Transform is a metrics store that allows organizations to execute on their vision for data democratization in real, practical terms. Organizations can define a source of truth for key KPIs, which can be leveraged in a number of different ways across the data stack and in downstream applications.
This source of truth is defined by leveraging MetricFlow, Transform's Open Source underlying metric layer, which allows you to define metrics in code as YAML files. Analysts will define data sources, and metrics on top of those, allowing Transform to create the denormalized datasets against the organization’s SQL engine. Metrics are exposed in the Transform UI for the organization to view and gain insights into metric behavior, and they are exposed via APIs to downstream tools for further consumption.
Benefits & Value proposition
By centralizing knowledge around metrics, organizations can streamline their decision-making.
Without Transform, analysts will spend hours writing repetitive SQL statements to calculate the same KPIs, rolled up to different aggregations or sliced and diced by different dimensions. If the organization uses multiple BI tools, analysts are probably duplicating these efforts in addition to being responsible for the calculations of the same metrics, over and over.
With Transform, metrics are computed on the fly at the appropriate level of aggregation, determined by how the end-user desires to filter the query. Regardless of the BI tool downstream, these end users can leverage the same code-based definition, thus deduplicating efforts and saving time on the organizations’ behalf.
Without Transform, organizations might struggle to build consensus around a metric’s definition, especially if this metric is defined in numerous different places, across technical and non-technical teams.
With Transform, an organization can build a knowledge base around metrics and their definitions, across technical and non-technical audiences. Data engineers and data analysts will likely be responsible for the definition of data sources and metrics, and business users can consume the “human-readable” version of these definitions in the Transform UI. These various groups can interact and ask questions of each other, add annotations, and provide context as to why a metric would behave a certain way.

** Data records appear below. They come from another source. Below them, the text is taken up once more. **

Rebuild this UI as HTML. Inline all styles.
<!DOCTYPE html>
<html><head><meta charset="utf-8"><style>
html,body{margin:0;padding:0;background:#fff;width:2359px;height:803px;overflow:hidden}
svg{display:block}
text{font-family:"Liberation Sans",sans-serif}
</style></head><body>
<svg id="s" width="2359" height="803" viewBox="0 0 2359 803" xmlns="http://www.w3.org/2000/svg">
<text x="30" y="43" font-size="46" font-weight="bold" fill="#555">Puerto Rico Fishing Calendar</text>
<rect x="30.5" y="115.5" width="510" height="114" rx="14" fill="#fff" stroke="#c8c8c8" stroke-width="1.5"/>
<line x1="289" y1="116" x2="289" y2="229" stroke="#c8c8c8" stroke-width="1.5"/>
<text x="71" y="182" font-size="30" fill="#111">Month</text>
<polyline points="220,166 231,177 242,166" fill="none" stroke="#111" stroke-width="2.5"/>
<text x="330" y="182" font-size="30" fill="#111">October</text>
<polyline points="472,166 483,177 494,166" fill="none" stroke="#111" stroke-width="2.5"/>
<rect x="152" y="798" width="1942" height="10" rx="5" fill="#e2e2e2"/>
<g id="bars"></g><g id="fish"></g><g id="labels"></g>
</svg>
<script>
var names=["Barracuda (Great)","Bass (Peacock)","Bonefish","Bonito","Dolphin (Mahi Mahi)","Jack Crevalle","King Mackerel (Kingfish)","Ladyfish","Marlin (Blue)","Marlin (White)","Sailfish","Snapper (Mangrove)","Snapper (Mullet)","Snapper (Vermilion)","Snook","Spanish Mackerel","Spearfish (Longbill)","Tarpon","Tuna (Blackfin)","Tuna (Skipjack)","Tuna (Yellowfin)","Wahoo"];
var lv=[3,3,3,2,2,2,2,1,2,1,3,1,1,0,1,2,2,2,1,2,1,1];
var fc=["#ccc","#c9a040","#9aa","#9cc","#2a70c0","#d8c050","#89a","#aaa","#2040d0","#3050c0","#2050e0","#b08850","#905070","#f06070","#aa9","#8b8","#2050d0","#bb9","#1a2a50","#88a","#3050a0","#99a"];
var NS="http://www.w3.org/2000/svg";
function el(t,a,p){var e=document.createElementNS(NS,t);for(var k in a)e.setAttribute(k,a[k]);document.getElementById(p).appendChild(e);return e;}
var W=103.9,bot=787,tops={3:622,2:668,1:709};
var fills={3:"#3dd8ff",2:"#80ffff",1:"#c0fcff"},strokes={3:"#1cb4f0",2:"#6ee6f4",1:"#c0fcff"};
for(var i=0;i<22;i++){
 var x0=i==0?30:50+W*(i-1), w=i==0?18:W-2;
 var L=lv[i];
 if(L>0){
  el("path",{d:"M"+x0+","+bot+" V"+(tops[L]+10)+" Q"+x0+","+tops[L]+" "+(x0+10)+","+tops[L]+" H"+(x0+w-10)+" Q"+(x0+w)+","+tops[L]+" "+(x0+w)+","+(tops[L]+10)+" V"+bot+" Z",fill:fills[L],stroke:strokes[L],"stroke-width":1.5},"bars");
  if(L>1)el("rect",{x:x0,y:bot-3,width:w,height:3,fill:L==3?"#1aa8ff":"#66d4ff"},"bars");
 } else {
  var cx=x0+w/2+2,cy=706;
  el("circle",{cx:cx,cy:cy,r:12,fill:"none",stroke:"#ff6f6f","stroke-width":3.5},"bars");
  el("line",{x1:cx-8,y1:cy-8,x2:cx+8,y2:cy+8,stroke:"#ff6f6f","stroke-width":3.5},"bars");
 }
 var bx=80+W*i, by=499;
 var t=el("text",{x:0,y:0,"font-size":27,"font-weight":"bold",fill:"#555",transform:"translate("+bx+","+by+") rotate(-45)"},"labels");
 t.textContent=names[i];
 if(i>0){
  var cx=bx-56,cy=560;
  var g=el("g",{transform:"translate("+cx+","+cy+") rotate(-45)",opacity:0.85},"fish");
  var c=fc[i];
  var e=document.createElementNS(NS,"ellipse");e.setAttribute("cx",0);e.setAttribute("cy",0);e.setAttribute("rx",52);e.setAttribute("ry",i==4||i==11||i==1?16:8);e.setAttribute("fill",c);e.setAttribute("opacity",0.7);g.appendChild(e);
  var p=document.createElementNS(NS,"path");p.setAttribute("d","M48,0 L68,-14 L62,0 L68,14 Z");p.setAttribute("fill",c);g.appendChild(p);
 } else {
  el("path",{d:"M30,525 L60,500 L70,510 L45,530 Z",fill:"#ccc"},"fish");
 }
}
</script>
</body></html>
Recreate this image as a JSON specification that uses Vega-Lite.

Transform brings everyone to the same page (literally) around how metrics are defined.
Where does Transform sit in the data stack?
Companies design their data infrastructure based upon how they expect to drive decision-making through analytical systems.
Typically, these companies manage vast amounts of data, flowing from various different applications or third-party source systems. These are captured and stored in a data warehouse or lake, depending on the type of analytical or operational workflows those data are intended for. Some transformation may occur before the data flows to the warehouse (think ETL), but more often than not companies are opting for an ELT approach, where datasets are loaded into the warehouse, then prepared for analytical application consumption downstream. Even more common is the approach whereby denormalization of such datasets are performed at the application level itself, thus sequestering the metric logic within those bespoke tools (see diagram below).
Transform sits conveniently in between an organization’s data warehouse, and other downstream tools. Essentially, it acts as a proxy to the warehouse, translating metric requests into SQL queries to the warehouse.
In this way, transformation occurs at the 'metric level' — consistently defined in code, accessible to all downstream tools, and centrally governed to maximize insights.
Who should use Transform?
From an organizational standpoint, it can very difficult to standardize around definition and use of metrics. Organizations that are looking to create a central repository for key business KPIs and metrics, to avoid duplicative time spent writing and rewriting SQL queries, and to ensure consistency of use across different teams, would benefit from Transform.
From a more tactical standpoint, a few different personas or types of individuals would interact with the tool:
- A data engineer, data analyst or data scientist would be well-suited to set up MetricFlow which will abstract the metric definitions for end users. They are typically familiar with the underlying warehouse and data structures, write SQL, and generally charged with transforming raw data assets into usable, meaningful data insights for the end user. They want to reduce the time spent writing duplicative SQL and want to leverage a semantic model like MetricFlow to organize key metrics for their stakeholders.
- A business analyst or any sort of end user charged with interpreting what the data means, in the form of reporting or dashboards, would also interact with Transform. These folks would search through the catalog to understand what metrics had been described by MetricFlow, as well as contribute to the contextual knowledge base around metrics in the form of questions and annotations.
Ideally, these two distinct groups of users will collaborate together within Transform to ensure the most up-to-date, accurate and useful metrics.